BigBallinStalin wrote:
patches, we're talking about regulation/control---not taxation and debt.
You don't think taxation is a form of regulation?
Granted, the only legitimate use of taxation is to raise revenue, but we don't do that anymore do we? We use taxation to regulate behavior.
Want people to quit smoking? Create cigarette taxes to make smoking more expensive. People are too fat? Impose a soda tax. The reverse is true as well. Want people to have children? Grant a tax break. Wealth distribution is out of kilter? Tax the wealthy and redistribute the wealth. In the end, or the point we've reached today, is that you get a tax code that in and of itself is a regulation nightmare. Our tax code is a form of regulation. It regulates behavior and social experiments. Taxes are no longer just for raising revenue, they are now used to get you to do or not to do something. And as a final line of control as well.
Al Capone was a known extortionist, murdered and downright prick, but the government couldn't get him on any of those charges. What did they resort to? Tax evasion. The tax code helps insure that the government has the last laugh, a final card to play in case they ever feel the need to break a person's balls.
It's funny that you say you put the house up as collateral when you get a mortgage.
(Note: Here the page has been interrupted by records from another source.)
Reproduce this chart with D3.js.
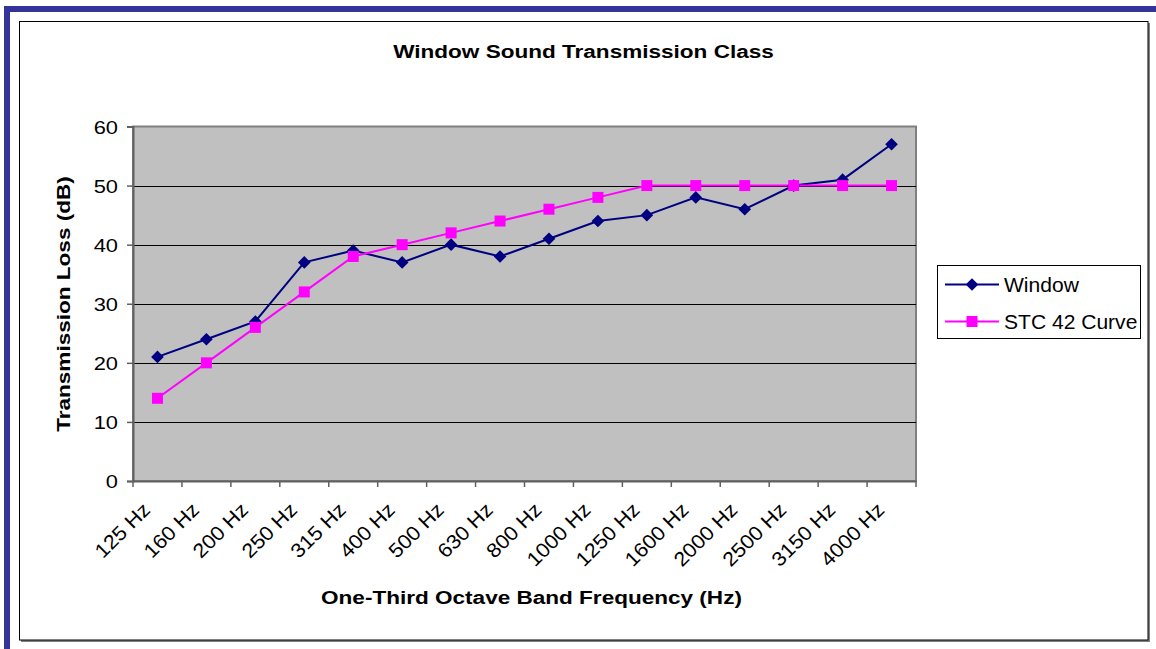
<!DOCTYPE html>
<html>
<head>
<meta charset="utf-8">
<script src="https://cdn.jsdelivr.net/npm/d3@7"></script>
<style>
  html, body { margin: 0; padding: 0; background: #fff; }
  svg { display: block; font-family: "Liberation Sans", Arial, sans-serif; }
</style>
</head>
<body>
<svg id="chart" width="1156" height="649"></svg>
<script>
const categories = ["125 Hz","160 Hz","200 Hz","250 Hz","315 Hz","400 Hz","500 Hz","630 Hz","800 Hz","1000 Hz","1250 Hz","1600 Hz","2000 Hz","2500 Hz","3150 Hz","4000 Hz"];
const windowValues = [21, 24, 27, 37, 39, 37, 40, 38, 41, 44, 45, 48, 46, 50, 51, 57];
const stcValues    = [14, 20, 26, 32, 38, 40, 42, 44, 46, 48, 50, 50, 50, 50, 50, 50];
const yTicks = [0, 10, 20, 30, 40, 50, 60];
const seriesNames = ["Window", "STC 42 Curve"];
const seriesColors = ["#000080", "#FF00FF"];
const titleText = "Window Sound Transmission Class";
const xTitle = "One-Third Octave Band Frequency (Hz)";
const yTitle = "Transmission Loss (dB)";

const svg = d3.select("#chart");

// page decoration: blue bars
svg.append("rect").attr("x", 4).attr("y", 6).attr("width", 1152).attr("height", 6).attr("fill", "#333399");
svg.append("rect").attr("x", 4).attr("y", 6).attr("width", 6).attr("height", 643).attr("fill", "#333399");

// chart frame with shadow
svg.append("rect").attr("x", 21).attr("y", 23).attr("width", 1129).attr("height", 619).attr("fill", "#808080");
svg.append("rect").attr("x", 19.5).attr("y", 21.5).attr("width", 1128.5).attr("height", 618.5)
  .attr("fill", "#fff").attr("stroke", "#000").attr("stroke-width", 1);

const plot = { left: 133, right: 916, top: 126.5, bottom: 481 };

const x = d3.scaleBand().domain(categories).range([plot.left, plot.right]).padding(0);
const y = d3.scaleLinear().domain([0, 60]).range([plot.bottom, plot.top]);

// plot area
svg.append("rect").attr("x", plot.left).attr("y", plot.top)
  .attr("width", plot.right - plot.left).attr("height", plot.bottom - plot.top)
  .attr("fill", "#C0C0C0").attr("stroke", "#808080").attr("stroke-width", 2);

// gridlines
svg.append("g").selectAll("line").data(yTicks.filter(d => d > 0 && d < 60)).join("line")
  .attr("x1", plot.left).attr("x2", plot.right)
  .attr("y1", d => Math.round(y(d)) + 0.5).attr("y2", d => Math.round(y(d)) + 0.5)
  .attr("stroke", "#000").attr("stroke-width", 1);

// y axis
const yAxis = d3.axisLeft(y).tickValues(yTicks).tickSize(6).tickFormat(d3.format("d"));
const gy = svg.append("g").attr("transform", `translate(${plot.left},0)`).call(yAxis);
gy.select(".domain").attr("stroke", "#606060").attr("stroke-width", 2);
gy.selectAll(".tick line").attr("stroke", "#606060").attr("stroke-width", 1.5);
gy.selectAll(".tick text").remove();
gy.selectAll(".tick").append("g")
  .attr("transform", `translate(-15,0) scale(1.15,1)`)
  .append("text")
  .attr("text-anchor", "end").attr("dy", "0.36em")
  .attr("font-size", 19).attr("fill", "#000")
  .text(d => d);

// x axis
const xAxis = d3.axisBottom(x).tickSize(0).tickFormat("");
const gx = svg.append("g").attr("transform", `translate(0,${plot.bottom})`).call(xAxis);
gx.select(".domain").attr("stroke", "#606060").attr("stroke-width", 2);
const bounds = categories.map(c => x(c)).concat([x(categories[categories.length - 1]) + x.bandwidth()]);
gx.append("g").selectAll("line").data(bounds).join("line")
  .attr("x1", d => d).attr("x2", d => d).attr("y1", 0).attr("y2", 6)
  .attr("stroke", "#606060").attr("stroke-width", 1.5);
gx.append("g").selectAll("g").data(categories).join("g")
  .attr("transform", d => `translate(${x(d) + x.bandwidth() / 2 - 6},${30}) rotate(-45) scale(1.08,1)`)
  .append("text")
  .attr("text-anchor", "end").attr("font-size", 20).attr("fill", "#000")
  .text(d => d);

// lines and markers
const series = [windowValues, stcValues];
const line = d3.line().x((d, i) => x(categories[i]) + x.bandwidth() / 2).y(d => y(d));
series.forEach((vals, si) => {
  svg.append("path").datum(vals).attr("d", line)
    .attr("fill", "none").attr("stroke", seriesColors[si]).attr("stroke-width", 2);
});
const diamond = d3.symbol().type(d3.symbolSquare).size(80);
svg.append("g").selectAll("path").data(windowValues).join("path")
  .attr("d", diamond())
  .attr("transform", (d, i) => `translate(${x(categories[i]) + x.bandwidth() / 2},${y(d)}) rotate(45)`)
  .attr("fill", seriesColors[0]);
svg.append("g").selectAll("rect").data(stcValues).join("rect")
  .attr("x", (d, i) => x(categories[i]) + x.bandwidth() / 2 - 5.5)
  .attr("y", d => y(d) - 5.5)
  .attr("width", 11).attr("height", 11)
  .attr("fill", seriesColors[1]);

// title
svg.append("g").attr("transform", `translate(583.5,58) scale(1.2,1)`)
  .append("text").attr("text-anchor", "middle").attr("font-size", 18.8).attr("font-weight", "bold")
  .text(titleText);

// x title
svg.append("g").attr("transform", `translate(531.5,604) scale(1.2,1)`)
  .append("text").attr("text-anchor", "middle").attr("font-size", 18.8).attr("font-weight", "bold")
  .text(xTitle);

// y title
svg.append("g").attr("transform", `translate(70,304) rotate(-90) scale(1.2,1)`)
  .append("text").attr("text-anchor", "middle").attr("font-size", 18.8).attr("font-weight", "bold")
  .text(yTitle);

// legend
const lg = svg.append("g");
lg.append("rect").attr("x", 937.5).attr("y", 265.5).attr("width", 203).attr("height", 73)
  .attr("fill", "#fff").attr("stroke", "#000").attr("stroke-width", 1);
const legendY = [284.5, 321.5];
seriesNames.forEach((name, i) => {
  const g = lg.append("g").attr("transform", `translate(0,${legendY[i]})`);
  g.append("line").attr("x1", 945).attr("x2", 999).attr("y1", 0).attr("y2", 0)
    .attr("stroke", seriesColors[i]).attr("stroke-width", 2);
  if (i === 0) {
    g.append("path").attr("d", diamond()).attr("transform", "translate(972,0) rotate(45)").attr("fill", seriesColors[i]);
  } else {
    g.append("rect").attr("x", 966.5).attr("y", -5.5).attr("width", 11).attr("height", 11).attr("fill", seriesColors[i]);
  }
  g.append("g").attr("transform", `translate(1004,0) scale(1.08,1)`)
    .append("text").attr("dy", "0.36em").attr("font-size", 19.5).attr("fill", "#000").text(name);
});
</script>
</body>
</html>
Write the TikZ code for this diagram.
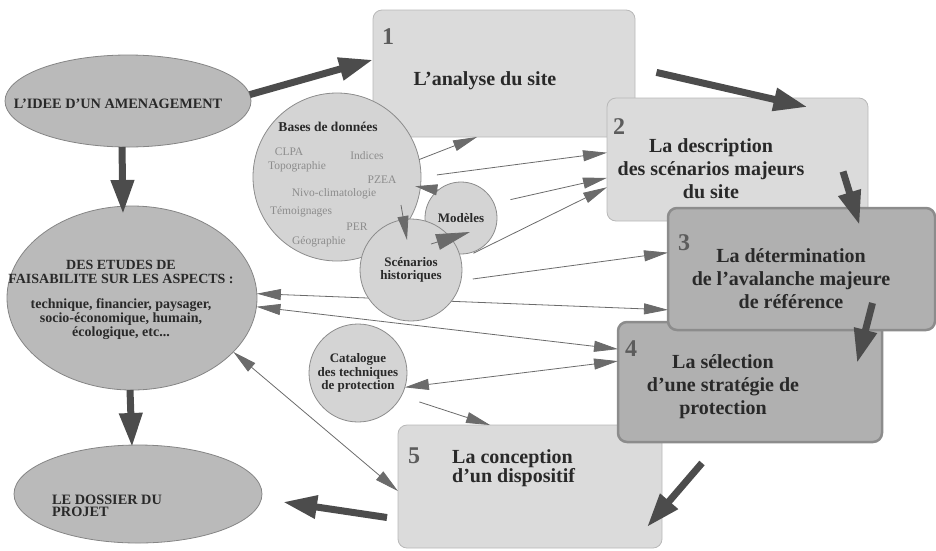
\documentclass[tikz,border=0pt]{standalone}
\usepackage{fontspec}
\setmainfont{Liberation Serif}
\usetikzlibrary{arrows.meta,positioning,calc,shapes.geometric}

\definecolor{ovalfill}{gray}{0.73}
\definecolor{ovalline}{gray}{0.52}
\definecolor{bubblefill}{gray}{0.83}
\definecolor{bubbleline}{gray}{0.55}
\definecolor{litefill}{gray}{0.86}
\definecolor{liteline}{gray}{0.72}
\definecolor{darkfill}{gray}{0.69}
\definecolor{darkline}{gray}{0.55}
\definecolor{inkgray}{gray}{0.16}
\definecolor{numgray}{gray}{0.36}
\definecolor{datagray}{gray}{0.55}
\definecolor{fatgray}{gray}{0.3}
\definecolor{thingray}{gray}{0.42}

\begin{document}
\begin{tikzpicture}[
    x=1pt, y=-1pt,
    oval/.style={ellipse, draw=ovalline, fill=ovalfill, line width=0.8pt,
                 inner sep=0pt, outer sep=0pt},
    bubble/.style={circle, draw=bubbleline, fill=bubblefill, line width=0.8pt,
                   inner sep=0pt, outer sep=0pt, minimum size=#1,
                   font=\fontsize{13}{13.5}\selectfont\bfseries, text=inkgray,
                   align=center},
    stagebox/.style={rectangle, rounded corners=9pt, inner sep=0pt, outer sep=0pt,
                     draw=liteline, fill=litefill, line width=0.8pt},
    stagedark/.style={stagebox, draw=darkline, fill=darkfill, line width=2.5pt},
    num/.style={font=\fontsize{24}{24}\selectfont\bfseries, text=numgray, inner sep=0pt},
    stagetxt/.style={font=\fontsize{20}{23}\selectfont\bfseries, text=inkgray,
                     align=center, inner sep=0pt},
    capstxt/.style={font=\fontsize{14.3}{14}\selectfont\bfseries, text=inkgray,
                    align=center, inner sep=0pt},
    datum/.style={font=\fontsize{11.5}{12}\selectfont, text=datagray, inner sep=0pt},
    thinarr/.style={draw=thingray, line width=0.8pt, -{Triangle[length=24pt,width=11pt]}},
    thinboth/.style={thinarr, {Triangle[length=24pt,width=11pt]}-{Triangle[length=24pt,width=11pt]}},
    fatarr/.style={draw=fatgray, line width=7pt, -{Triangle[length=34pt,width=22pt]}},
  ]
  \useasboundingbox (0,0) rectangle (936,550);

  % ovals on the left
  \node[oval, minimum width=246pt, minimum height=92pt] (idee) at (128,101) {};
  \node[capstxt] (idee-txt) at (118,104) {L'IDEE D'UN AMENAGEMENT};
  \node[oval, minimum width=250pt, minimum height=184pt] (etudes) at (132,298) {};
  \node[capstxt, font=\fontsize{14}{14}\selectfont\bfseries] (etudes-txt) at (121,300)
    {DES ETUDES DE\\FAISABILITE SUR LES ASPECTS :\\[11pt]%
    technique, financier, paysager,\\socio-économique, humain,\\écologique, etc...};
  \node[oval, minimum width=248pt, minimum height=98pt] (dos) at (138,494) {};
  \node[capstxt, align=left, font=\fontsize{14.3}{12.5}\selectfont\bfseries, anchor=west]
    (dos-txt) at (52,506) {LE DOSSIER DU\\PROJET};

  % the five stages
  \node[stagebox, minimum width=262pt, minimum height=127pt] (b1) at (504,73.5) {};
  \node[num, below right=18pt and 9pt of b1.north west] (n1) {1};
  \node[stagetxt] (t1) at (485,81) {L'analyse du site};

  \node[stagebox, minimum width=261pt, minimum height=123pt] (b2) at (737.5,159.5) {};
  \node[num, below right=20pt and 6pt of b2.north west] (n2) {2};
  \node[stagetxt] (t2) at (711,169) {La description\\des scénarios majeurs\\du site};

  \node[stagebox, minimum width=264pt, minimum height=123pt] (b5) at (530,486.5) {};
  \node[num, below right=23pt and 10pt of b5.north west] (n5) {5};
  \node[stagetxt, align=left, font=\fontsize{20}{18}\selectfont\bfseries, anchor=west]
    (t5) at (452,468.5) {La conception\\d'un dispositif};

  \node[stagedark, minimum width=264pt, minimum height=120pt] (b4) at (750,382) {};
  \node[num, below right=18pt and 7pt of b4.north west] (n4) {4};
  \node[stagetxt] (t4) at (723,386.5) {La sélection\\d'une stratégie de\\protection};

  \node[stagedark, minimum width=267pt, minimum height=122pt] (b3) at (801.5,269) {};
  \node[num, below right=26pt and 10pt of b3.north west] (n3) {3};
  \node[stagetxt] (t3) at (791,279) {La détermination\\de l'avalanche majeure\\de référence};

  % runs behind the bubbles
  \draw[thinboth] (etudes.2) -- (b3.197);

  % bubbles
  \node[bubble=168pt] (bdd) at (337,177) {};
  \node[capstxt, font=\fontsize{13.5}{14}\selectfont\bfseries] (bdd-txt) at (328,127) {Bases de données};
  \node[datum] (clpa) at (289,152) {CLPA};
  \node[datum] (indices) at (367,156) {Indices};
  \node[datum] (topo) at (297,167) {Topographie};
  \node[datum] (pzea) at (382,180) {PZEA};
  \node[datum] (nivo) at (334,194) {Nivo-climatologie};
  \node[datum] (temoin) at (301,212) {Témoignages};
  \node[datum] (per) at (357,227) {PER};
  \node[datum] (geo) at (319,242) {Géographie};
  \node[bubble=72pt] (mod) at (461,218) {Modèles};
  \node[bubble=102pt] (sce) at (411,270) {Scénarios\\historiques};
  \node[bubble=98pt] (cat) at (358,373) {Catalogue\\des techniques\\de protection};

  % thin links
  \draw[thinarr] (bdd.12) -- (b1.-113);
  \draw[thinarr, shorten <=16pt] (bdd.east) -- (b2.177);
  \draw[thinarr, shorten <=17pt] (mod.24) -- (b2.188);
  \draw[thinarr, shorten <=14pt] (sce.12) -- (b2.192);
  \draw[thinarr, -{Triangle[length=22pt,width=11pt]}] (mod.129) -- ($(bdd.-7)+(-5,-1)$);
  \draw[thinarr] ($(bdd)+(64,28)$) -- ($(sce.north)+(-4,21)$);
  \draw[thinarr, -{Triangle[length=34pt,width=16pt]}] ($(sce)+(20,-26)$) -- ($(mod)+(9,14)$);
  \draw[thinarr, shorten <=12pt] (sce.-12) -- (b3.173);
  \draw[thinboth] (etudes.-4) -- (b4.166);
  \draw[thinboth] (cat.-17) -- (b4.171);
  \draw[thinarr, shorten <=19pt] (cat.-28) -- (b5.123);
  \draw[thinboth] (etudes.-28) -- (b5.182);

  % main flow
  \draw[fatarr] (idee.3) -- (b1.174);
  \draw[fatarr, shorten <=22pt] ($(b1.east)+(0,-6)$) -- ($(b2.north)+(70,9)$);
  \draw[fatarr] ($(b2.east)+(-25,12)$) -- ($(b3.north)+(58,17)$);
  \draw[fatarr] ($(b3.south)+(71,-27)$) -- ($(b4.north east)+(-25,41)$);
  \draw[fatarr] ($(b4.south west)+(84,21)$) -- ($(b5.south east)+(-15,-21)$);
  \draw[fatarr] ($(b5.west)+(-11,31)$) -- ($(dos.east)+(21,8)$);
  \draw[fatarr] ($(idee.south)+(-6,0)$) -- ($(etudes.north)+(-9,8)$);
  \draw[fatarr] ($(etudes.south)+(-2,0)$) -- ($(dos.north)+(-6,2)$);
\end{tikzpicture}
\end{document}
It's true enough I suppose, but certain questions arise. For instance, if you sit in the banker's office and get a mortgage, you pledge the house as collateral. Even though you don't actually own the house, someone else/some other bank owns the house. How can you pledge something as collateral if you don't have the right to do so in the first place?
Can I get a loan and pledge your house as collateral? If you own a house outright, and go to the bank to purchase another home, I'll bet you a dollar to a doughnut that you'll be putting your owned home up as collateral (because you actually own that one!). The bank will happily be giving you that loan, if you default they could well end up with two houses! For the first time home buyers, there is no other collateral, but the home being purchased. But you know well enough that if you have significant hard assets it's easy to get a loan, because you have
real collateral.
It's a strange system indeed, and all too often does not regulation in the end benefit some over others? That is, misplaced regulations such as you appear to be targeting for this thread.
Want people to "own" homes? Tax credits and subsidies for home "ownership". Who benefits most? People line up to get into debt for 15-30 years hooked to the plowshare for an asset that has been overvalued through fraud and maleficence. I don't have to go over the history of the housing bubble that burst back in 2008 do I? Who was bailed out? The real home owners of course! The banks.
It doesn't matter that when you applied and got your home mortgage that the money the bank loaned you was created out of thin air and didn't exist (except for about 10%) until you signed the dotted line. What did the bank ever actually put up then if it simply created the money from nothing and if you default the government will simply take from everyone else to make good on the debt through TARP?